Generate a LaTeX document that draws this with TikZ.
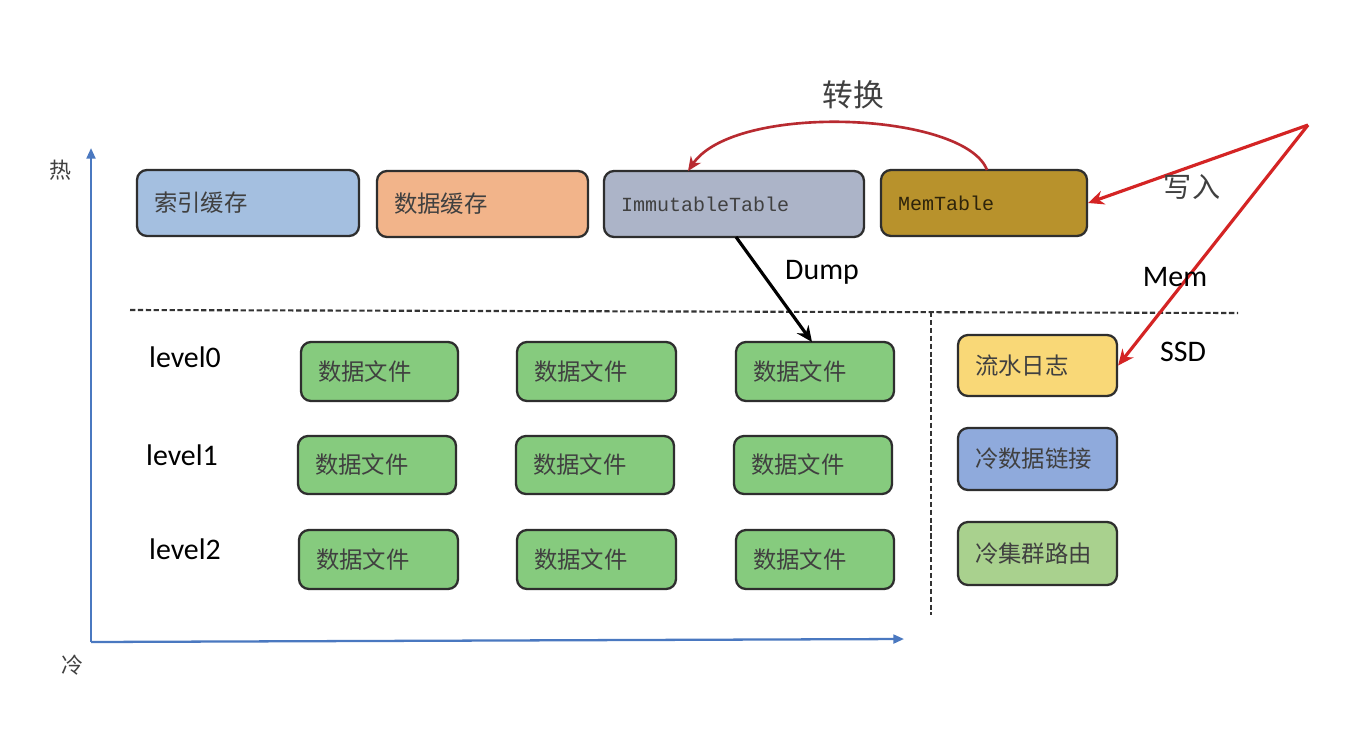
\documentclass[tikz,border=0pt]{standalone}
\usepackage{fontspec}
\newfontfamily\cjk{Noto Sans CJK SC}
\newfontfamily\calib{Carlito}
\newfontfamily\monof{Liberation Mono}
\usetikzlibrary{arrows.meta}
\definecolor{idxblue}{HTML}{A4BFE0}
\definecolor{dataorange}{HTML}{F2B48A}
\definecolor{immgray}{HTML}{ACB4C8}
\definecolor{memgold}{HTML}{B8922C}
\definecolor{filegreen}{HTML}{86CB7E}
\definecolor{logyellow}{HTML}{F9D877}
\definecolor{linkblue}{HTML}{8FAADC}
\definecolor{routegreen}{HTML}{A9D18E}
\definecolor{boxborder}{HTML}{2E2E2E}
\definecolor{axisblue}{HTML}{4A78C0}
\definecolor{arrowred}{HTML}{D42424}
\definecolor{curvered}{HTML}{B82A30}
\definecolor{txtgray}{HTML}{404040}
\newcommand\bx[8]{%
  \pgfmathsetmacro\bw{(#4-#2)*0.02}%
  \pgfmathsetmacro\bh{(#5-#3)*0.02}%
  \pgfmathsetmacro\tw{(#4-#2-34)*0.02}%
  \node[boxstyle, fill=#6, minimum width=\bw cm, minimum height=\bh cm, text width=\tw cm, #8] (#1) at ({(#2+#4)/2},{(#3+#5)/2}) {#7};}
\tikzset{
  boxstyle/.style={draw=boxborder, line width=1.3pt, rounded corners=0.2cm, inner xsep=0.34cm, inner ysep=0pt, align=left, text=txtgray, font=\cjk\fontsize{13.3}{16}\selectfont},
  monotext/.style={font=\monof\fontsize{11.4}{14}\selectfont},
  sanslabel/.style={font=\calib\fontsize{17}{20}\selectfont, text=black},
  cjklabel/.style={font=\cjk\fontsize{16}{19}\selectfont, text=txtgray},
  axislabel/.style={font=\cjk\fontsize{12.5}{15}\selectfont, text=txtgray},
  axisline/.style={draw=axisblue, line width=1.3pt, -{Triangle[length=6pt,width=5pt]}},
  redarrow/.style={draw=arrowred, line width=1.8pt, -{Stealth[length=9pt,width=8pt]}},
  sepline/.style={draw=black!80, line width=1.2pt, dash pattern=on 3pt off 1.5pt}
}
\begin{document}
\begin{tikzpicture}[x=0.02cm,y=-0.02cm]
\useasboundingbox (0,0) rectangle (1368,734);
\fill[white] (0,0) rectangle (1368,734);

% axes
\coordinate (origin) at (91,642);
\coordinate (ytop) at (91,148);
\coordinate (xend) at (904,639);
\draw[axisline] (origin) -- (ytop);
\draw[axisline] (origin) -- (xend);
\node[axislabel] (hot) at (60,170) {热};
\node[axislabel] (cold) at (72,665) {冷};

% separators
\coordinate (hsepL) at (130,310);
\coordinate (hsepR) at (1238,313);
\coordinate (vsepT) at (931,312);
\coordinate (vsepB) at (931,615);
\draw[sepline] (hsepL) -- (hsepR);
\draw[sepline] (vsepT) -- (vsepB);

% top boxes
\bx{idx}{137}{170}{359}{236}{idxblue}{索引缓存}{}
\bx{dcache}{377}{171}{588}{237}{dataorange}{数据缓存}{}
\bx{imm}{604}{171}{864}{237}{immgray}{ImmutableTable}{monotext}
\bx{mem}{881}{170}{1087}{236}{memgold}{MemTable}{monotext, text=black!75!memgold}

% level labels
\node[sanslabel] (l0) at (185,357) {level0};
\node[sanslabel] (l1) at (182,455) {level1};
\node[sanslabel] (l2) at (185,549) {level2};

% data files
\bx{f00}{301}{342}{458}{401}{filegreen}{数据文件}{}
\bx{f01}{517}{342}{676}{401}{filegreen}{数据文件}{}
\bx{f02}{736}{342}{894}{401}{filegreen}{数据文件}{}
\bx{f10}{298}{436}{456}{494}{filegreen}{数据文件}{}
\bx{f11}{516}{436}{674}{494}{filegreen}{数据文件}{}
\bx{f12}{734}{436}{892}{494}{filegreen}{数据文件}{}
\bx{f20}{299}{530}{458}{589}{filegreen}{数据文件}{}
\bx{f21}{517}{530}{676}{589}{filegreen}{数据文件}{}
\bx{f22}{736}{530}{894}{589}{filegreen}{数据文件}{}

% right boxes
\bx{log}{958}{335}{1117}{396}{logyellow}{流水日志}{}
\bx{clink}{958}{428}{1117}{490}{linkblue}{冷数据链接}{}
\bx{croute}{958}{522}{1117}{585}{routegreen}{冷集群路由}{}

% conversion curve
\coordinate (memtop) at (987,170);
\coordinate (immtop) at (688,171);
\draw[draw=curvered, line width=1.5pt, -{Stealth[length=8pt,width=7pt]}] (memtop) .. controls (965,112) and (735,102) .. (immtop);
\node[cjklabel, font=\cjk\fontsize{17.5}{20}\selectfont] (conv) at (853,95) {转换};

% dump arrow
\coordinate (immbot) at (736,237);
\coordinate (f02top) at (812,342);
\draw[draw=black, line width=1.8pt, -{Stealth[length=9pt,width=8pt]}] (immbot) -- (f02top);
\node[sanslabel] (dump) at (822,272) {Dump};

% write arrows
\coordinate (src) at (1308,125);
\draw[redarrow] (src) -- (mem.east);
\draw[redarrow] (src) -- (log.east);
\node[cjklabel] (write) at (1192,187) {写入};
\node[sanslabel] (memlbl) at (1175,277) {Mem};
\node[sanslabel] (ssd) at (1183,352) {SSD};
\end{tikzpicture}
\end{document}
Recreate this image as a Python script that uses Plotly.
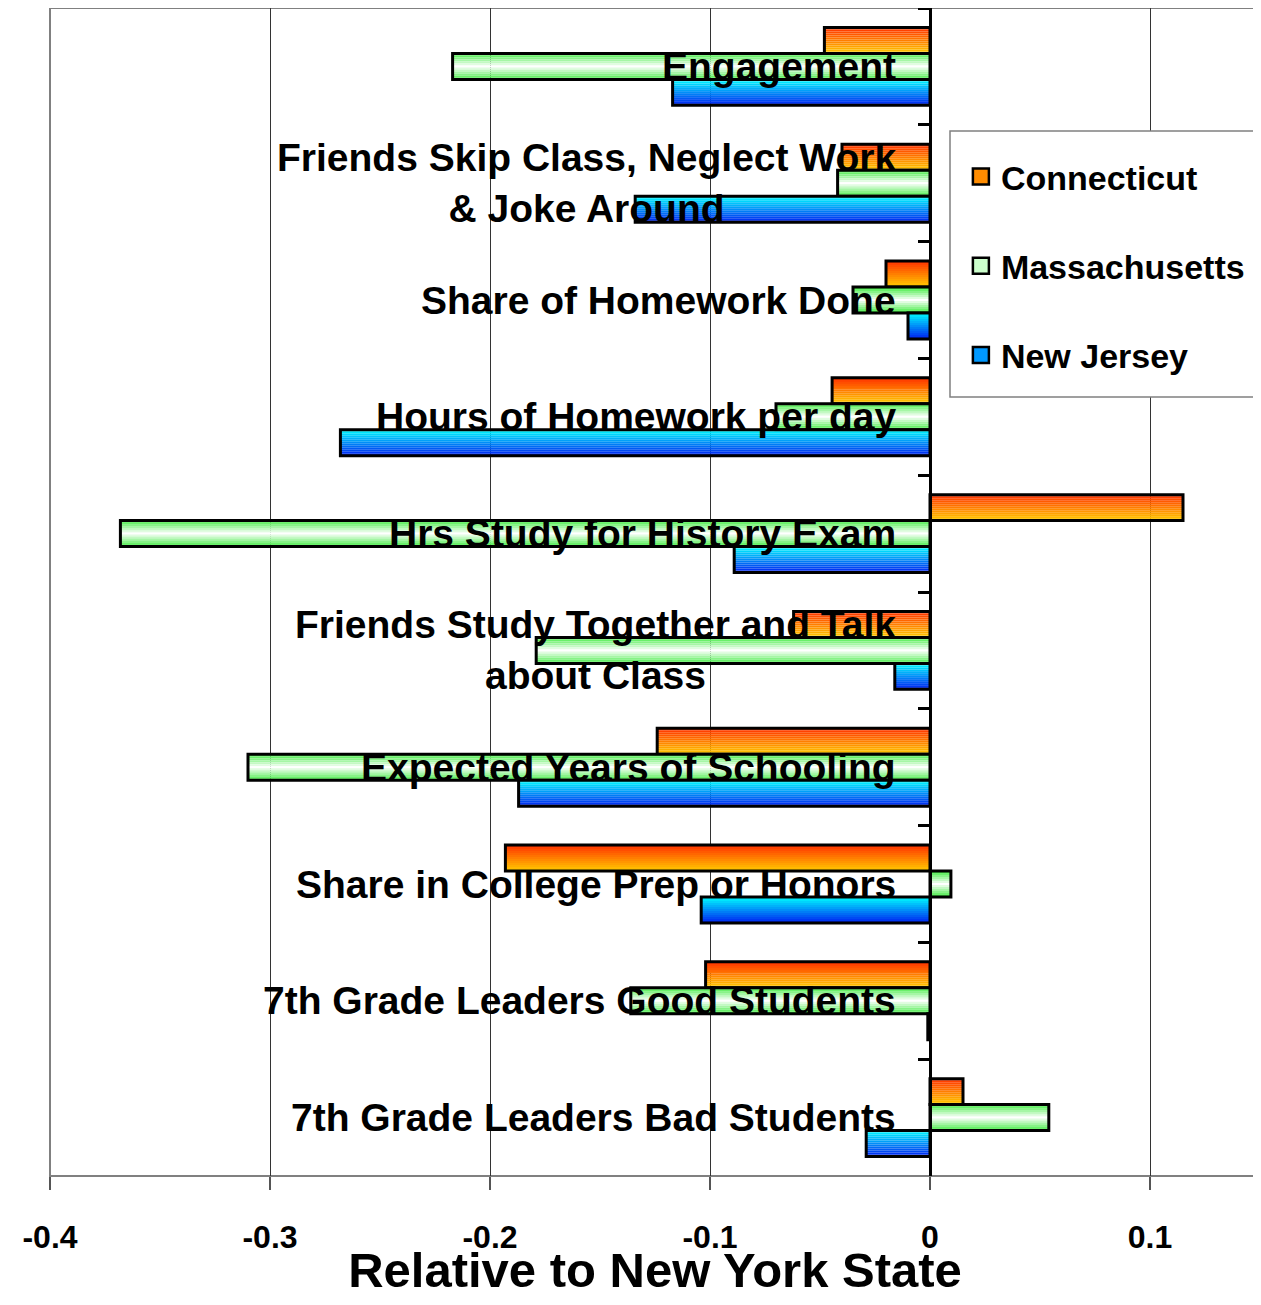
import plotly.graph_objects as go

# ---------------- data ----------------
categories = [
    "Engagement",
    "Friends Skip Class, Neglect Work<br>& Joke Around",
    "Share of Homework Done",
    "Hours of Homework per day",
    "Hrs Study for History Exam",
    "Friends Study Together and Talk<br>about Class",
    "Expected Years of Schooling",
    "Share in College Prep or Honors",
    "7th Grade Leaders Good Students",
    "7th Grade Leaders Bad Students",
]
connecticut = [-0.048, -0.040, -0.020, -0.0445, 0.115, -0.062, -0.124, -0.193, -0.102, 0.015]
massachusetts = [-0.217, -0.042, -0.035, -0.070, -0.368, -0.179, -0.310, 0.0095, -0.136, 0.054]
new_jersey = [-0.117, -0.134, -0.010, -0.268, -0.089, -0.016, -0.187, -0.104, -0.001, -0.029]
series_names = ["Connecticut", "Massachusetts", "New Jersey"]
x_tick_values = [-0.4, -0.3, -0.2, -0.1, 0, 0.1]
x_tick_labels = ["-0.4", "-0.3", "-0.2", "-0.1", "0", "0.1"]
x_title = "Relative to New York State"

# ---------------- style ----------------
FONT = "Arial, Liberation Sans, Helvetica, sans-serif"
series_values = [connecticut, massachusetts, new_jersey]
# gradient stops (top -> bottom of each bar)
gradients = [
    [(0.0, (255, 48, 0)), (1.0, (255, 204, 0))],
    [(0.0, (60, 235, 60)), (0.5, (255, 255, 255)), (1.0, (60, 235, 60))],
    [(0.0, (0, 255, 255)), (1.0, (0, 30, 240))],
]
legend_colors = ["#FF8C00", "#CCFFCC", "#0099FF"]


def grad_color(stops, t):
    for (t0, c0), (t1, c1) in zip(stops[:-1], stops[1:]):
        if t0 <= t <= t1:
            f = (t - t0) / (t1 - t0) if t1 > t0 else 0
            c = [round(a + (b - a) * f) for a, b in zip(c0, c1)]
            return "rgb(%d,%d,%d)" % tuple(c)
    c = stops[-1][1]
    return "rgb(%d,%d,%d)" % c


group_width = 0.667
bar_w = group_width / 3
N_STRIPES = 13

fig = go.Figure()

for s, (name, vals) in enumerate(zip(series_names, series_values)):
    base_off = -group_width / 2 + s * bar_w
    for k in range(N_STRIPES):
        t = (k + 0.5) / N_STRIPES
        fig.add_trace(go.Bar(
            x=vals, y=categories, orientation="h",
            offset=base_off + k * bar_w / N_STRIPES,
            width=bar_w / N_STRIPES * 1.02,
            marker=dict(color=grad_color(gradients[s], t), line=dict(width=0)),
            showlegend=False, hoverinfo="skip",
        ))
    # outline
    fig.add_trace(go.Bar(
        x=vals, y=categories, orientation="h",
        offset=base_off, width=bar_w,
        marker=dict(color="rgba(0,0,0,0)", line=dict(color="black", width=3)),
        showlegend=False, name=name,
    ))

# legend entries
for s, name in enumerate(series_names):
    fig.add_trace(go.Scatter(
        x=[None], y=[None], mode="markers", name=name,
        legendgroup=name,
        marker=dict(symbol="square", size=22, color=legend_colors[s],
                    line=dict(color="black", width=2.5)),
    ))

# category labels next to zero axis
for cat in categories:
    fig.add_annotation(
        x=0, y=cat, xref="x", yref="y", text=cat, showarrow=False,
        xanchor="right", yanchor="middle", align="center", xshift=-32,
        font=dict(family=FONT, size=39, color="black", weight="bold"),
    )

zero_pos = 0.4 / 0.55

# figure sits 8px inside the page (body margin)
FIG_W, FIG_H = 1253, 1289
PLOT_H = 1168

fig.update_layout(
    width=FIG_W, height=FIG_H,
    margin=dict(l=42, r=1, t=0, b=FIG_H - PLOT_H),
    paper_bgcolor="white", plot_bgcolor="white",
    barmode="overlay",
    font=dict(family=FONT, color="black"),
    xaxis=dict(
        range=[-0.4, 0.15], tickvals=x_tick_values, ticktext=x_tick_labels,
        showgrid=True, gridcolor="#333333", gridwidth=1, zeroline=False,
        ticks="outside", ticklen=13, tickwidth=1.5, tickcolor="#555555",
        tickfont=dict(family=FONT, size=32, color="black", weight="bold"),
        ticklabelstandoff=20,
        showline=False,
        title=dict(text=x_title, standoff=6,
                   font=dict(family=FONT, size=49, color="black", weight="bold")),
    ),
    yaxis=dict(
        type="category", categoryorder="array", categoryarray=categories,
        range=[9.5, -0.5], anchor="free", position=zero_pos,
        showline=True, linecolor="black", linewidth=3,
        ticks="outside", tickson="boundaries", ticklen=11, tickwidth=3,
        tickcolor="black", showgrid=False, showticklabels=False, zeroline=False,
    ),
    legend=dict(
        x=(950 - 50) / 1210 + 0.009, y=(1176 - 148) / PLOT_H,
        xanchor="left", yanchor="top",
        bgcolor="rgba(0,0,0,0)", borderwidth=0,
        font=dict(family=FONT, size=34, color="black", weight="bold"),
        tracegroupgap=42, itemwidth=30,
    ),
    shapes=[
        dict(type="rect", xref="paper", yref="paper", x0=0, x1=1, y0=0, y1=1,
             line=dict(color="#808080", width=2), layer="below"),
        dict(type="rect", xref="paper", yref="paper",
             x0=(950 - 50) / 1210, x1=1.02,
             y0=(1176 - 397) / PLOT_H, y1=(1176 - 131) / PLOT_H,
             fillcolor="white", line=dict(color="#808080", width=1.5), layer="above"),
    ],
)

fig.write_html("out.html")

- - -

--- WHAT TO DO ---
Exactly reproduce the stretch that starts at the line containing "Recreate this image" and ends at the line containing "to New York", both ends included; leave any pictures out.

--- RIGHT ANSWER ---
Recreate this image as a Python script that uses Plotly.
import plotly.graph_objects as go

# ---------------- data ----------------
categories = [
    "Engagement",
    "Friends Skip Class, Neglect Work<br>& Joke Around",
    "Share of Homework Done",
    "Hours of Homework per day",
    "Hrs Study for History Exam",
    "Friends Study Together and Talk<br>about Class",
    "Expected Years of Schooling",
    "Share in College Prep or Honors",
    "7th Grade Leaders Good Students",
    "7th Grade Leaders Bad Students",
]
connecticut = [-0.048, -0.040, -0.020, -0.0445, 0.115, -0.062, -0.124, -0.193, -0.102, 0.015]
massachusetts = [-0.217, -0.042, -0.035, -0.070, -0.368, -0.179, -0.310, 0.0095, -0.136, 0.054]
new_jersey = [-0.117, -0.134, -0.010, -0.268, -0.089, -0.016, -0.187, -0.104, -0.001, -0.029]
series_names = ["Connecticut", "Massachusetts", "New Jersey"]
x_tick_values = [-0.4, -0.3, -0.2, -0.1, 0, 0.1]
x_tick_labels = ["-0.4", "-0.3", "-0.2", "-0.1", "0", "0.1"]
x_title = "Relative to New York State"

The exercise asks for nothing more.